ABSTRACT: Channel Fill Characteristics in Submarine Fans and Deltas

Excellent data sources may not answer all pertinent questions: multifold seismic data commonly cannot resolve internal characteristics of channel fills, even provided it can detect the channel; well log correlations can be wrong, especially when dealing with think channel fills; and outcrops are seldom sufficiently large to reveal a complete channel fill. In the final analysis, integration of all these types of data is necessary. Although not well understood, a lot of similarities exist between the channel fills from submarine fans and those from deltas. It is definitely beneficial to compare data from both environments.
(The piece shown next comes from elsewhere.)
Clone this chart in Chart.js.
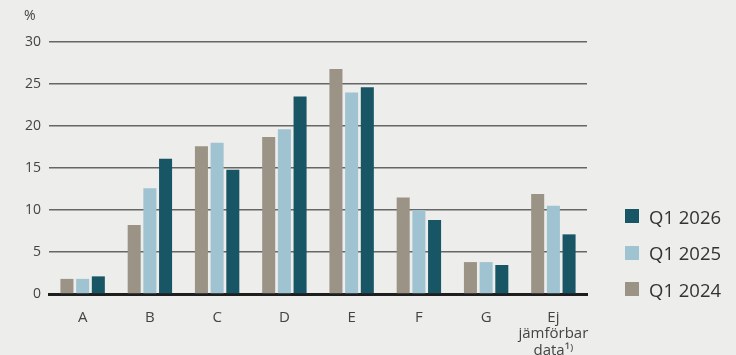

Channels and their fills can be: (1) primarily the result of major erosion forming an incisement that becomes gradually filled; (2) primarily the result of deposition, maintaining a channel, gradually filling it and simultaneously building its levees; (3) massive fill; (4) a bedded fill with or without an upward and/or lateral thinning or fining; or (5) a combination of thick bedded and thin bedded. Many channels alternate between erosional and depositional activities; often an erosional cut is lined with shale, reducing fluid flow between channel sandstones and those of the levees. Also, a thorough knowledge of all of these varied processes is essential for the understanding of why "massive" channel fills can be wet and "thin-bedded levees" deposits oil prone.

AAPG Search and Discovery Article #90988©1993 AAPG/SVG International Congress and Exhibition, Caracas, Venezuela, March 14-17, 1993.